[Begin Available records]
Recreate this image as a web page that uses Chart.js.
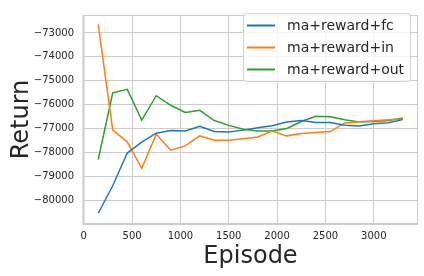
<!DOCTYPE html>
<html>
<head>
<meta charset="utf-8">
<script src="https://cdn.jsdelivr.net/npm/chart.js@4.4.1/dist/chart.umd.min.js"></script>
<style>
  html, body { margin: 0; padding: 0; background: #fff; }
  #wrap { width: 424px; height: 276px; }
</style>
</head>
<body>
<div id="wrap"><canvas id="returnChart" width="424" height="276"></canvas></div>
<script>
// Episodes (x values)
const episodes = [150, 300, 450, 600, 750, 900, 1050, 1200, 1350, 1500, 1650,
                  1800, 1950, 2100, 2250, 2400, 2550, 2700, 2850, 3000, 3150, 3300];

// Return per run
const fcReturn = [-80550, -79400, -78030, -77570, -77200, -77090, -77110, -76910, -77130, -77150, -77070,
                  -76970, -76890, -76730, -76670, -76750, -76750, -76870, -76900, -76800, -76760, -76630];
const inReturn = [-72640, -77070, -77560, -78670, -77240, -77910, -77730, -77310, -77490, -77490, -77430,
                  -77360, -77110, -77310, -77210, -77170, -77130, -76770, -76720, -76680, -76640, -76600];
const outReturn = [-78300, -75510, -75360, -76650, -75630, -76030, -76330, -76240, -76670, -76870, -77030,
                   -77110, -77110, -77000, -76710, -76490, -76510, -76640, -76730, -76710, -76670, -76560];

const seriesLabels = ['ma+reward+fc', 'ma+reward+in', 'ma+reward+out'];
const xTicks = [0, 500, 1000, 1500, 2000, 2500, 3000];
const yTicks = [-80000, -79000, -78000, -77000, -76000, -75000, -74000, -73000];

const toPoints = vals => vals.map((v, i) => ({ x: episodes[i], y: v }));

// frame around plot area (matplotlib spines)
const framePlugin = {
    id: 'frame',
    beforeDatasetsDraw(chart) {
        const { ctx, chartArea: a } = chart;
        ctx.save();
        ctx.strokeStyle = '#cccccc';
        ctx.lineWidth = 1;
        ctx.strokeRect(a.left + 0.5, a.top + 0.5, a.right - a.left - 1, a.bottom - a.top - 1);
        ctx.lineWidth = 2;
        ctx.beginPath();
        ctx.moveTo(a.left + 0.5, a.top);
        ctx.lineTo(a.left + 0.5, a.bottom);
        ctx.lineTo(a.right, a.bottom);
        ctx.stroke();
        ctx.restore();
    }
};

// legend box in upper right, like matplotlib
const boxLegend = {
    id: 'boxLegend',
    afterDraw(chart) {
        const { ctx } = chart;
        const x0 = 243, y0 = 13, w = 167, h = 68;
        ctx.save();
        ctx.fillStyle = 'rgba(255,255,255,0.8)';
        ctx.strokeStyle = 'rgba(204,204,204,0.9)';
        ctx.lineWidth = 1;
        ctx.beginPath();
        ctx.roundRect(x0 + 0.5, y0 + 0.5, w, h, 3);
        ctx.fill();
        ctx.stroke();
        ctx.font = '14px "DejaVu Sans"';
        ctx.textBaseline = 'middle';
        chart.data.datasets.forEach((ds, i) => {
            const y = y0 + 12 + i * 22;
            ctx.strokeStyle = ds.borderColor;
            ctx.lineWidth = 2;
            ctx.beginPath();
            ctx.moveTo(247, y + 0.5);
            ctx.lineTo(275, y + 0.5);
            ctx.stroke();
            ctx.fillStyle = '#262626';
            ctx.fillText(ds.label, 287, y + 1);
        });
        ctx.restore();
    }
};

const ctx = document.getElementById('returnChart').getContext('2d');
const returnChart = new Chart(ctx, {
    type: 'line',
    data: {
        datasets: [
            { label: seriesLabels[0], data: toPoints(fcReturn), borderColor: '#1f77b4' },
            { label: seriesLabels[1], data: toPoints(inReturn), borderColor: '#ff7f0e' },
            { label: seriesLabels[2], data: toPoints(outReturn), borderColor: '#2ca02c' }
        ]
    },
    options: {
        responsive: false,
        animation: false,
        devicePixelRatio: 1,
        layout: { padding: { top: 6, right: 6, left: 0, bottom: 0 } },
        elements: {
            line: { borderWidth: 1.5, tension: 0, fill: false },
            point: { radius: 0 }
        },
        plugins: {
            legend: { display: false },
            tooltip: { enabled: false }
        },
        scales: {
            x: {
                type: 'linear',
                min: -7.5,
                max: 3457.5,
                afterBuildTicks: scale => { scale.ticks = xTicks.map(v => ({ value: v })); },
                afterFit: scale => { scale.height = 52; },
                grid: { color: '#cccccc', drawTicks: false },
                border: { display: false },
                ticks: {
                    padding: 6,
                    color: '#262626',
                    font: { family: 'DejaVu Sans', size: 10 },
                    maxRotation: 0,
                    callback: v => String(v)
                },
                title: {
                    display: true,
                    text: 'Episode',
                    color: '#262626',
                    font: { family: 'DejaVu Sans', size: 24 },
                    padding: { top: 0, bottom: 5 }
                }
            },
            y: {
                min: -81000,
                max: -72250,
                afterBuildTicks: scale => { scale.ticks = yTicks.map(v => ({ value: v })); },
                afterFit: scale => { scale.width = 83; },
                grid: { color: '#cccccc', drawTicks: false },
                border: { display: false },
                ticks: {
                    padding: 9,
                    color: '#262626',
                    font: { family: 'DejaVu Sans', size: 10 },
                    callback: v => (v < 0 ? '\u2212' : '') + Math.abs(v)
                },
                title: {
                    display: true,
                    text: 'Return',
                    color: '#262626',
                    font: { family: 'DejaVu Sans', size: 24 },
                    padding: { top: 7, bottom: 0 }
                }
            }
        }
    },
    plugins: [framePlugin, boxLegend]
});
</script>
</body>
</html>
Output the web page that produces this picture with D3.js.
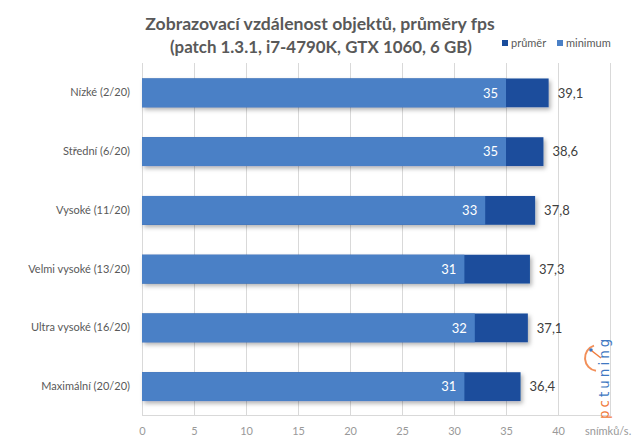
[End Available records]
From start to finish, output the listing exactly, but omit its pictures.

Result for this task:
Recreate this image as a web page that uses Chart.js.
<!DOCTYPE html>
<html>
<head>
<meta charset="utf-8">
<script src="https://cdn.jsdelivr.net/npm/chart.js@4.4.1/dist/chart.umd.min.js"></script>
<style>
  html, body { margin: 0; padding: 0; background: #fff; }
  #wrap { width: 424px; height: 276px; }
</style>
</head>
<body>
<div id="wrap"><canvas id="returnChart" width="424" height="276"></canvas></div>
<script>
// Episodes (x values)
const episodes = [150, 300, 450, 600, 750, 900, 1050, 1200, 1350, 1500, 1650,
                  1800, 1950, 2100, 2250, 2400, 2550, 2700, 2850, 3000, 3150, 3300];

// Return per run
const fcReturn = [-80550, -79400, -78030, -77570, -77200, -77090, -77110, -76910, -77130, -77150, -77070,
                  -76970, -76890, -76730, -76670, -76750, -76750, -76870, -76900, -76800, -76760, -76630];
const inReturn = [-72640, -77070, -77560, -78670, -77240, -77910, -77730, -77310, -77490, -77490, -77430,
                  -77360, -77110, -77310, -77210, -77170, -77130, -76770, -76720, -76680, -76640, -76600];
const outReturn = [-78300, -75510, -75360, -76650, -75630, -76030, -76330, -76240, -76670, -76870, -77030,
                   -77110, -77110, -77000, -76710, -76490, -76510, -76640, -76730, -76710, -76670, -76560];

const seriesLabels = ['ma+reward+fc', 'ma+reward+in', 'ma+reward+out'];
const xTicks = [0, 500, 1000, 1500, 2000, 2500, 3000];
const yTicks = [-80000, -79000, -78000, -77000, -76000, -75000, -74000, -73000];

const toPoints = vals => vals.map((v, i) => ({ x: episodes[i], y: v }));

// frame around plot area (matplotlib spines)
const framePlugin = {
    id: 'frame',
    beforeDatasetsDraw(chart) {
        const { ctx, chartArea: a } = chart;
        ctx.save();
        ctx.strokeStyle = '#cccccc';
        ctx.lineWidth = 1;
        ctx.strokeRect(a.left + 0.5, a.top + 0.5, a.right - a.left - 1, a.bottom - a.top - 1);
        ctx.lineWidth = 2;
        ctx.beginPath();
        ctx.moveTo(a.left + 0.5, a.top);
        ctx.lineTo(a.left + 0.5, a.bottom);
        ctx.lineTo(a.right, a.bottom);
        ctx.stroke();
        ctx.restore();
    }
};

// legend box in upper right, like matplotlib
const boxLegend = {
    id: 'boxLegend',
    afterDraw(chart) {
        const { ctx } = chart;
        const x0 = 243, y0 = 13, w = 167, h = 68;
        ctx.save();
        ctx.fillStyle = 'rgba(255,255,255,0.8)';
        ctx.strokeStyle = 'rgba(204,204,204,0.9)';
        ctx.lineWidth = 1;
        ctx.beginPath();
        ctx.roundRect(x0 + 0.5, y0 + 0.5, w, h, 3);
        ctx.fill();
        ctx.stroke();
        ctx.font = '14px "DejaVu Sans"';
        ctx.textBaseline = 'middle';
        chart.data.datasets.forEach((ds, i) => {
            const y = y0 + 12 + i * 22;
            ctx.strokeStyle = ds.borderColor;
            ctx.lineWidth = 2;
            ctx.beginPath();
            ctx.moveTo(247, y + 0.5);
            ctx.lineTo(275, y + 0.5);
            ctx.stroke();
            ctx.fillStyle = '#262626';
            ctx.fillText(ds.label, 287, y + 1);
        });
        ctx.restore();
    }
};

const ctx = document.getElementById('returnChart').getContext('2d');
const returnChart = new Chart(ctx, {
    type: 'line',
    data: {
        datasets: [
            { label: seriesLabels[0], data: toPoints(fcReturn), borderColor: '#1f77b4' },
            { label: seriesLabels[1], data: toPoints(inReturn), borderColor: '#ff7f0e' },
            { label: seriesLabels[2], data: toPoints(outReturn), borderColor: '#2ca02c' }
        ]
    },
    options: {
        responsive: false,
        animation: false,
        devicePixelRatio: 1,
        layout: { padding: { top: 6, right: 6, left: 0, bottom: 0 } },
        elements: {
            line: { borderWidth: 1.5, tension: 0, fill: false },
            point: { radius: 0 }
        },
        plugins: {
            legend: { display: false },
            tooltip: { enabled: false }
        },
        scales: {
            x: {
                type: 'linear',
                min: -7.5,
                max: 3457.5,
                afterBuildTicks: scale => { scale.ticks = xTicks.map(v => ({ value: v })); },
                afterFit: scale => { scale.height = 52; },
                grid: { color: '#cccccc', drawTicks: false },
                border: { display: false },
                ticks: {
                    padding: 6,
                    color: '#262626',
                    font: { family: 'DejaVu Sans', size: 10 },
                    maxRotation: 0,
                    callback: v => String(v)
                },
                title: {
                    display: true,
                    text: 'Episode',
                    color: '#262626',
                    font: { family: 'DejaVu Sans', size: 24 },
                    padding: { top: 0, bottom: 5 }
                }
            },
            y: {
                min: -81000,
                max: -72250,
                afterBuildTicks: scale => { scale.ticks = yTicks.map(v => ({ value: v })); },
                afterFit: scale => { scale.width = 83; },
                grid: { color: '#cccccc', drawTicks: false },
                border: { display: false },
                ticks: {
                    padding: 9,
                    color: '#262626',
                    font: { family: 'DejaVu Sans', size: 10 },
                    callback: v => (v < 0 ? '\u2212' : '') + Math.abs(v)
                },
                title: {
                    display: true,
                    text: 'Return',
                    color: '#262626',
                    font: { family: 'DejaVu Sans', size: 24 },
                    padding: { top: 7, bottom: 0 }
                }
            }
        }
    },
    plugins: [framePlugin, boxLegend]
});
</script>
</body>
</html>
Output the web page that produces this picture with D3.js.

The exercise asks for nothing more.